Suriname as a country and the capital Paramaribo are by far the best places we have been to our this tour, which is why we only spent 2 days there (one day I’ll write a proper post about the soap opera, comedy of errors of this tour , but right now I’m only focusing on the good things) I really wish I had more time to spend in Suriname , I could spend a week here just going on all the various tours especially those to the jungle as I still don’t feel I’ve really seen the Amazon as one needs to fly into it and stay for a couple of days not just drive through the populated areas of it 😦
The first thing I did notice when entering Suriname is that I could not decide if I felt like I was in Africa or China. Every shop I saw and all the wood mills were Chinese. I have no problem with this except for the fact that I’ve been told that the Chinese companies have no concerns about the environment and are just raping the jungle. They also use mercury in their mines which is just washed straight into the rivers. One must blame the governments of French Guiana, Suriname and especially Guyana (which has the worst ecological problems) since the governments are doing nothing to ensure proper ecological practices.
I did think that Suriname as a country and especially Paramaribo have a nicer feel to them than almost any other places we’d travelled. I cannot explain it but the place is cleaner, feels safer, the people are friendlier (they are friendly everywhere but even more so here) I just liked it. Although a lot of the buildings are in need of TLC, there seems to be a lot of growth and some stunning old colonial style buildings many of which have been restored. Since we arrived at lunchtime we had the afternoon to enjoy exploring the city and the pool at the hotel. Every time we arrived at a hotel we asked if there was a pool since to us this was like liquid gold after travelling in this unbearable heat.
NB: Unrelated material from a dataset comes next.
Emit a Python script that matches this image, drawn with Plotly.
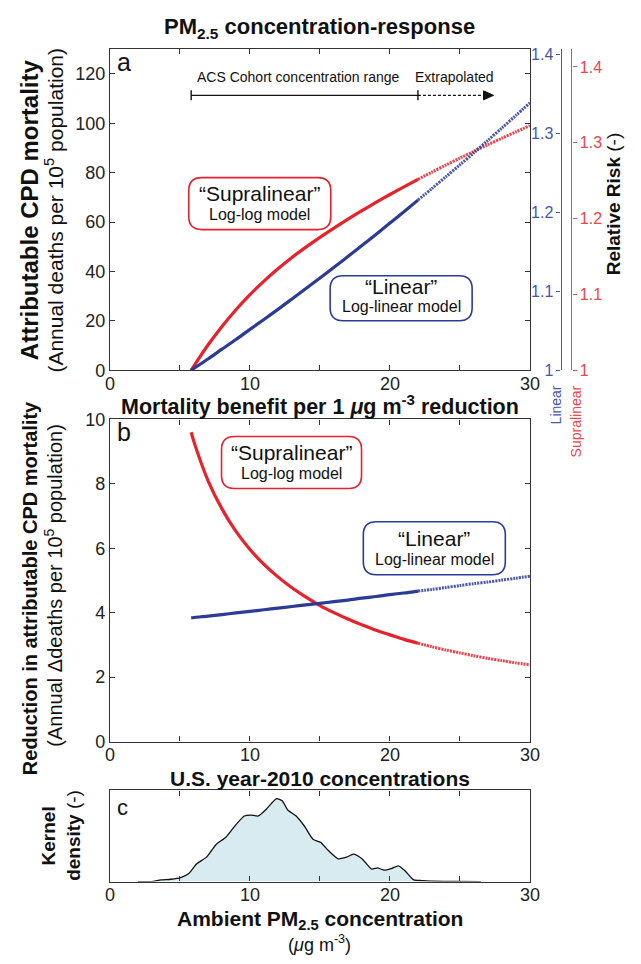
import plotly.graph_objects as go

# ---------------- data ----------------
conc = [5.8, 6, 7, 8, 9, 10, 11, 12, 13, 14, 15, 16, 17, 18, 19, 20, 21, 22, 23, 24, 25, 26, 27, 28, 29, 30]
linear_mortality = [0, 0.8, 4.6, 8.6, 12.5, 16.6, 20.6, 24.7, 28.9, 33.1, 37.4, 41.7, 46.1, 50.5, 55.0,
                    59.6, 64.2, 68.9, 73.6, 78.4, 83.2, 88.1, 93.1, 98.1, 103.2, 108.3]
supralinear_mortality = [0, 1.8, 10.25, 17.8, 24.55, 30.65, 36.15, 41.15, 45.7, 49.9, 53.85, 57.6, 61.2,
                         64.65, 67.97, 71.18, 74.29, 77.31, 80.25, 83.12, 85.92, 88.66, 91.34, 93.97,
                         96.55, 99.08]
linear_benefit = [3.84, 3.85, 3.89, 3.94, 3.99, 4.04, 4.09, 4.14, 4.19, 4.24, 4.29, 4.34, 4.39, 4.45,
                  4.50, 4.56, 4.61, 4.67, 4.72, 4.78, 4.84, 4.90, 4.95, 5.01, 5.07, 5.13]
supralinear_benefit = [9.60, 9.30, 8.10, 7.22, 6.52, 5.96, 5.50, 5.11, 4.77, 4.48, 4.22, 4.00, 3.80, 3.62,
                       3.45, 3.31, 3.17, 3.05, 2.94, 2.84, 2.75, 2.66, 2.58, 2.51, 2.44, 2.38]

cohort_min = 5.8
cohort_max = 22.0
extrapolated_end = 27.4

kde_conc = [2.0, 2.96, 3.65, 4.35, 5.05, 5.63, 6.2, 6.9, 7.6, 8.3, 9.0, 9.6, 10.05, 10.6, 11.2, 11.9, 12.3,
            12.7, 13.3, 13.9, 14.5, 15.05, 15.6, 16.3, 16.9, 17.4, 18.0, 18.7, 19.1, 19.6, 20.1, 20.6,
            21.1, 21.7, 22.3, 23.0, 24.6, 26.5]
kde_density = [0, 0.0, 0.018, 0.025, 0.043, 0.089, 0.196, 0.268, 0.41, 0.49, 0.625, 0.72, 0.73, 0.72, 0.80,
               0.91, 0.886, 0.786, 0.72, 0.607, 0.464, 0.43, 0.34, 0.25, 0.268, 0.30, 0.25, 0.136, 0.15,
               0.125, 0.143, 0.171, 0.114, 0.018, 0.011, 0.004, 0.001, 0.0]

rr_ticks = [1.0, 1.1, 1.2, 1.3, 1.4]
rr_labels = ["1", "1.1", "1.2", "1.3", "1.4"]
x_ticks = [0, 5, 10, 15, 20, 25, 30]
x_labels = ["0", "", "10", "", "20", "", "30"]

# ---------------- styling ----------------
FONT = "Liberation Sans, Arial, Helvetica, sans-serif"
RED = "#e8212a"
BLUE = "#2b3b96"
BLUE_AX = "#4656b0"
RED_AX = "#f0454a"
INK = "#222222"
AX = "#333333"

W, H = 641, 964
def px_x(p):
    return p / W
def px_y(p):
    return 1 - p / H

XDOM = [px_x(107.5), px_x(537.5)]
YDOM_A = [px_y(368), px_y(40)]
YDOM_B = [px_y(747), px_y(418)]
YDOM_C = [px_y(890), px_y(797)]


def split(xs, ys, cut):
    solid = [(x, y) for x, y in zip(xs, ys) if x <= cut]
    dotted = [(x, y) for x, y in zip(xs, ys) if x >= cut]
    return ([p[0] for p in solid], [p[1] for p in solid]), ([p[0] for p in dotted], [p[1] for p in dotted])


fig = go.Figure()


def add_curve(xs, ys, color, xa, ya):
    (sx, sy), (dx, dy) = split(xs, ys, cohort_max)
    fig.add_trace(go.Scatter(x=sx, y=sy, mode="lines",
                             line=dict(color=color, width=3.2, shape="spline", smoothing=0.8),
                             xaxis=xa, yaxis=ya, showlegend=False, hoverinfo="skip"))
    fig.add_trace(go.Scatter(x=dx, y=dy, mode="lines",
                             line=dict(color=color, width=3, dash="2px,1px", shape="spline", smoothing=0.8),
                             opacity=0.85, xaxis=xa, yaxis=ya, showlegend=False, hoverinfo="skip"))


add_curve(conc, supralinear_mortality, RED, "x", "y")
add_curve(conc, linear_mortality, BLUE, "x", "y")
add_curve(conc, supralinear_benefit, RED, "x2", "y2")
add_curve(conc, linear_benefit, BLUE, "x2", "y2")

fig.add_trace(go.Scatter(x=kde_conc, y=kde_density, mode="lines", fill="tozeroy",
                         fillcolor="#d8ebf0", line=dict(color="#111111", width=1.3, shape="spline", smoothing=0.6),
                         xaxis="x3", yaxis="y3", showlegend=False, hoverinfo="skip"))

# invisible traces so the relative-risk axes are drawn
fig.add_trace(go.Scatter(x=[None], y=[None], xaxis="x", yaxis="y4", showlegend=False, hoverinfo="skip"))
fig.add_trace(go.Scatter(x=[None], y=[None], xaxis="x", yaxis="y5", showlegend=False, hoverinfo="skip"))

base_axis = dict(showline=True, linecolor=AX, linewidth=1.4, mirror="ticks", ticks="inside", ticklen=5,
                 tickcolor=AX, tickwidth=1.2, showgrid=False, zeroline=False,
                 tickfont=dict(family=FONT, size=18, color=INK), fixedrange=True)

xa = dict(base_axis, domain=XDOM, range=[0, 30], tickmode="array", tickvals=x_ticks, ticktext=x_labels,
          ticklabelstandoff=-3)

rr_axis = dict(overlaying="y", anchor="free", tickmode="array", tickvals=rr_ticks, ticktext=rr_labels,
               ticks="outside", ticklen=4, showline=True, linewidth=1.4, showgrid=False, zeroline=False,
               fixedrange=True)

fig.update_layout(
    width=W, height=H, autosize=False,
    margin=dict(l=0, r=0, t=0, b=0),
    paper_bgcolor="white", plot_bgcolor="white",
    font=dict(family=FONT, color=INK),
    xaxis=dict(xa, anchor="y"),
    yaxis=dict(base_axis, domain=YDOM_A, range=[0, 130], tickmode="array",
               tickvals=[0, 20, 40, 60, 80, 100, 120], anchor="x"),
    xaxis2=dict(xa, anchor="y2"),
    yaxis2=dict(base_axis, domain=YDOM_B, range=[0, 10], tickmode="array",
                tickvals=[0, 2, 4, 6, 8, 10], anchor="x2"),
    xaxis3=dict(xa, anchor="y3"),
    yaxis3=dict(base_axis, domain=YDOM_C, range=[0, 1], showticklabels=False, ticks="", anchor="x3"),
    yaxis4=dict(rr_axis, position=px_x(569), side="left", range=[1, 1.4065], tickcolor=BLUE_AX,
                linecolor=BLUE_AX, tickfont=dict(family=FONT, size=16, color=BLUE_AX)),
    yaxis5=dict(rr_axis, position=px_x(580), side="right", range=[1, 1.4235], tickcolor=RED_AX,
                linecolor=RED_AX, tickfont=dict(family=FONT, size=16, color=RED_AX)),
)

shapes = []
annotations = []


def rounded_box(xref, yref, cx, cy, w, h, r, color):
    a, b = w / 2, h / 2
    path = (f"M {-a + r},{-b} L {a - r},{-b} Q {a},{-b} {a},{-b + r} L {a},{b - r} Q {a},{b} {a - r},{b} "
            f"L {-a + r},{b} Q {-a},{b} {-a},{b - r} L {-a},{-b + r} Q {-a},{-b} {-a + r},{-b} Z")
    shapes.append(dict(type="path", xref=xref, yref=yref, xsizemode="pixel", ysizemode="pixel",
                       xanchor=cx, yanchor=cy, path=path, line=dict(color=color, width=1.6),
                       fillcolor="rgba(0,0,0,0)"))


def box_text(xref, yref, cx, cy, title, sub, up=10, down=-10):
    annotations.append(dict(x=cx, y=cy, xref=xref, yref=yref, text=title, showarrow=False, yshift=up,
                            font=dict(family=FONT, size=21, color="#111")))
    annotations.append(dict(x=cx, y=cy, xref=xref, yref=yref, text=sub, showarrow=False, yshift=down,
                            font=dict(family=FONT, size=16, color="#111")))


# model label boxes
rounded_box("x", "y", 10.7, 67.5, 142, 52, 13, RED)
box_text("x", "y", 10.7, 67.5, "“Supralinear”", "Log-log model", 10, -11)
rounded_box("x", "y", 20.8, 29.2, 142, 45, 13, BLUE)
box_text("x", "y", 20.8, 29.2, "“Linear”", "Log-linear model", 12, -8)
rounded_box("x2", "y2", 12.97, 8.66, 140, 52, 13, RED)
box_text("x2", "y2", 12.97, 8.66, "“Supralinear”", "Log-log model", 10, -11)
rounded_box("x2", "y2", 23.17, 6.0, 142, 53, 13, BLUE)
box_text("x2", "y2", 23.17, 6.0, "“Linear”", "Log-linear model", 10, -11)

# cohort range bar
BAR_Y = 111.3
shapes.append(dict(type="line", xref="x", yref="y", x0=cohort_min, x1=cohort_max, y0=BAR_Y, y1=BAR_Y,
                   line=dict(color="#111", width=1.4)))
shapes.append(dict(type="line", xref="x", yref="y", x0=cohort_max, x1=extrapolated_end - 0.3, y0=BAR_Y, y1=BAR_Y,
                   line=dict(color="#111", width=1.4, dash="3px,2px")))
for xv in (cohort_min, cohort_max):
    shapes.append(dict(type="line", xref="x", yref="y", ysizemode="pixel", yanchor=BAR_Y, y0=-5, y1=5,
                       x0=xv, x1=xv, line=dict(color="#111", width=1.4)))
shapes.append(dict(type="path", xref="x", yref="y", xsizemode="pixel", ysizemode="pixel",
                   xanchor=extrapolated_end, yanchor=BAR_Y, path="M 0,0 L -10,4.5 L -10,-4.5 Z",
                   fillcolor="#111", line=dict(color="#111", width=1)))
annotations.append(dict(x=(cohort_min + cohort_max) / 2 - 0.4, y=118.8, xref="x", yref="y",
                        text="ACS Cohort concentration range", showarrow=False,
                        font=dict(family=FONT, size=14, color="#111")))
annotations.append(dict(x=24.6, y=118.8, xref="x", yref="y", text="Extrapolated", showarrow=False,
                        font=dict(family=FONT, size=14, color="#111")))

# panel letters
for letter, yr, xr in (("a", "y", "x"), ("b", "y2", "x2"), ("c", "y3", "x3")):
    annotations.append(dict(x=0.012, y=1.01 if letter != "c" else 0.97, xref=xr + " domain", yref=yr + " domain",
                            text=letter, showarrow=False, xanchor="left", yanchor="top",
                            font=dict(family=FONT, size=25 if letter != "c" else 22, color="#111")))


def paper_text(x, y, text, size, angle=0, color="#111", xanchor="center", yanchor="middle"):
    annotations.append(dict(x=x, y=y, xref="paper", yref="paper", text=text, showarrow=False,
                            textangle=angle, xanchor=xanchor, yanchor=yanchor,
                            font=dict(family=FONT, size=size, color=color)))


XC = (XDOM[0] + XDOM[1]) / 2
paper_text(XC, px_y(18), "<b>PM<sub>2.5</sub> concentration-response</b>", 22)
paper_text(XC, px_y(403), "<b>Mortality benefit per 1 <i>μ</i>g m<sup>-3</sup> reduction</b>", 21.5)
paper_text(XC, px_y(785), "<b>U.S. year-2010 concentrations</b>", 21)
paper_text(XC, px_y(929), "<b>Ambient PM<sub>2.5</sub> concentration</b>", 21)
paper_text(XC, px_y(953), "(<i>μ</i>g m<sup>-3</sup>)", 18)

paper_text(px_x(25), px_y(204), "<b>Attributable CPD mortality</b>", 24, -90)
paper_text(px_x(50), px_y(204), "(Annual deaths per 10<sup>5</sup> population)", 21, -90)
paper_text(px_x(25), px_y(590), "<b>Reduction in attributable CPD mortality</b>", 20, -90)
paper_text(px_x(50), px_y(587), "(Annual Δdeaths per 10<sup>5</sup> population)", 20, -90)
paper_text(px_x(45), px_y(843), "<b>Kernel</b>", 19, -90)
paper_text(px_x(70), px_y(843), "<b>density</b> (-)", 19, -90)

paper_text(px_x(623), px_y(198), "<b>Relative Risk</b> (-)", 19, -90)
paper_text(px_x(564), px_y(381), "Linear", 14, -90, color=BLUE_AX, yanchor="top")
paper_text(px_x(585), px_y(381), "Supralinear", 14, -90, color=RED_AX, yanchor="top")

fig.update_layout(shapes=shapes, annotations=annotations)

fig.write_html("out.html", config={"displayModeBar": False},
               post_script="document.body.style.margin='0';document.body.style.overflow='hidden';")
The following day we went to see the dolphins and it was great. They are like bottlenose dolphins but a bit smaller. There are a lot of them and they fish in an area where a the large Suriname river meets the ocean. So we boarded a small boat at 9 am and went to search for them. They are not tame and not attracted to the boats as it is illegal to feed them or disturb them at all since they are a protected. You only get to glimpse them for seconds as they peak out the water perhaps to get a glimpse of these strange creatures in boats, you see just their dorsal fins more than the dolphins themselves but I enjoyed it and thought it was worth the trip.
We then stopped at a small sandy island for a walk and to meet some of the fisherman. I made a big mistake and left my bag on the boat. I asked the guide a young Dutch lady if it was ok and she said sure the boat captain remains on board and will keep and will keep an eye on it, yup that he did he also helped himself to Euro20 out my wallet. Totally my stupid mistake so I didn’t say anything when I discovered this after the trip while paying for lunch. Not the first or last mistake in my life but hopefully I won’t make the same one twice dumb just dumb
Anyway the walk on the beach was interesting, some of the guys spoke to the fishermen who live in these tiny shacks but were extremely friendly and generous and wanted to give them some fresh fish, it was impossible to take them with but such a lovely gesture. There were also loads of birds on the island most of which you just heard and they sounded like Budgerigar. The one sad thing is the amount of litter, I managed to avoid the litter in my photos but it was their and quite disgusting. The other interesting thing was that there seemed to be hundreds of round black rocks all over the beach but on closer inspection they were soft and squishy and I realised they were balls of compacted oil of some sort, disgusting but at least it wasn’t like an oil spill just these balls so the fish and birds could avoid them but it was rather weird.